My little demon isn’t as severe as most and it is controlled through therapy and medications. However, we have men and women among us who are barely able to function because of PTSD and others have all but given up. This is why I personally took strong offense to John Stossel and his trivializing the homeless. I’m sorry, but after what he did and said, I probably wouldn’t piss on him if he were on fire; I’d probably go get marshmallows.
Please keep in mind this holiday season that there are men and women among us that are enduring hell each and every day. You can do your part to help by just being there for someone who is suffering. Each of us is a lifeline for another even though few of us are actually trained to deal with it.
If you know someone who is suffering from Post-Traumatic Stress Disorder and you believe they are about to go over the edge or do something to harm themselves, you can call 911 and explain what’s going on. Don’t worry about being wrong; let the professionals decide if steps need to be taken. The worst that can happen is someone you care about will get evaluated and released. Sure, they might be angry at first but trust me, they will realize you only called because you care for them.
If you are a veteran and the stress of the holidays are causing you to consider taking drastic action, or if you just need someone to talk to, there are people and services out there to help you get through this. If you’re a veteran or if you’re worried about one, please call the Veteran’s Crisis Line at 1-800-273-8255 and press 1. You can also log on at http://www.veteranscrisisline.net/ to get a one on one chat going.

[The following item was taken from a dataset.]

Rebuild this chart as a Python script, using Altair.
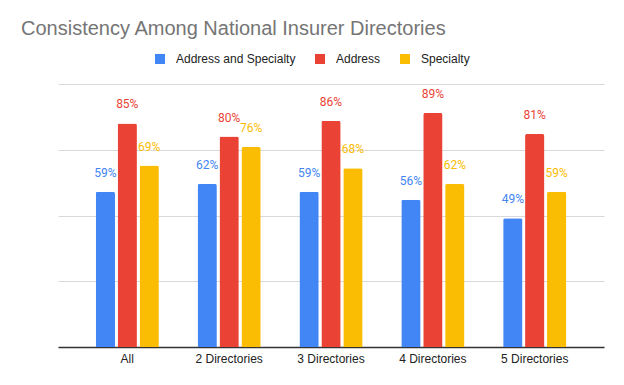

You are not alone. Please remember that. If you would like more information about Post-Traumatic Stress Disorder or suspect you may have it, please visit http://www.ptsd.va.gov/ for more information.
Frankly speaking, the first step for battling PTSD is to seek help. I hope everyone has a safe and rewarding holiday season. Happy Saturnalia everyone!
The not so funny thing about PTSD is you often feel totally alone even when surrounded by friends and family. The hardest part is when you have very few of either. I was an abused child that grew up into an agoraphobic adult. I think of killing myself many times a day. Its a struggle each day to say no to that whispering voice. Someday I wont.
I agree Erin…since my mother passed in 2009 the holidays just don’t feel the same. I love this article and the graphic, Frank. I know I have PTSD but I had no idea that I was in such a high statistical group.
Frank, thank you. The holidays are always a bit weird for me, especially since my mom died. This is a beautiful piece and I am honored to write with you.